Performance
Chrysalis
Chrysalis, 70 x 70cm. Photography.
Shown at Entransito 2024. Collective international exhibition around Migrations and Transitions, by Hamburg-based curator, Clemencia Labin.
From latin chrysal(I)is-from Greek Krusallis, from Krusos ¨gold¨(because of the gold color or metallic sheen of some pupae).
A transitional state.
“Upon its maiden flight from its chrysalis, a butterfly is utterly transformed from its former state. Not only is it inexplicably far more beautiful than it had been, but also it performs a function for nature that is the opposite of that of its caterpillar incarnation. Instead of munching its way mindlessly through vegetation, the butterfly flits from flower to flower, partaking of very little, destroying nothing, and inadvertently serves as a pollinator, enabling more flowers to bloom.” (Leonard Shlain, Sex, Time, and Power: How Women's Sexuality Shaped Human Evolution)
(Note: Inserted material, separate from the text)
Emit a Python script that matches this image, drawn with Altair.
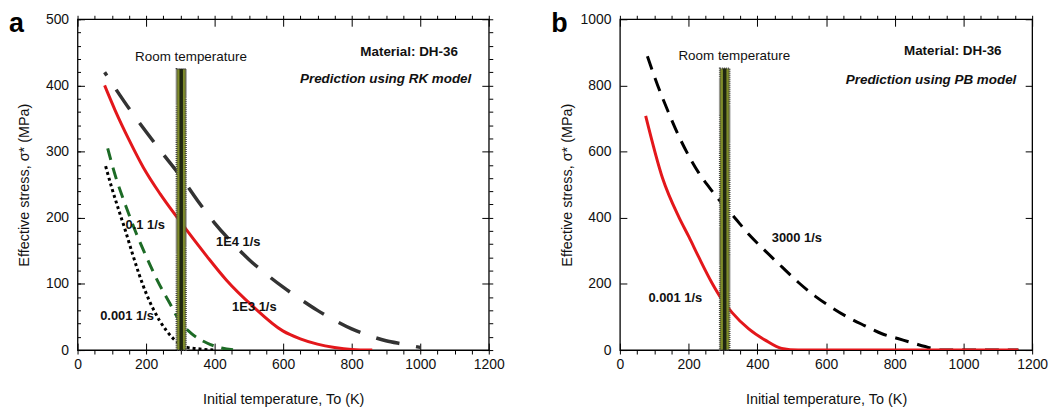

We created Chrysalis in a cave on the coast of Ibiza. I had arrived alone a few years earlier, and the island embraced me and made possible my transformation and the spreading of my wings.
I covered my daughter's skin and mine with clay from the heart of this land, in organic connection with it. And we wrapped ourselves symbolically in isothermal gold, alluding to the drama we are living in the Mediterranean with the massive arrival of people seeking to survive, and so many who lose their lives in the attempt.
I am one of the privileged who have had the opportunity, like a butterfly that emerges from its chrysalis, to leave a life behind and look for a new one.
With our eyes closed, we dreamed of the evolution of our species, where we would increasingly behave like butterflies, who transform from the worm that frantically devours vegetation, to become pollinators, creators of life.
And thus heal our relationship with nature and with each other.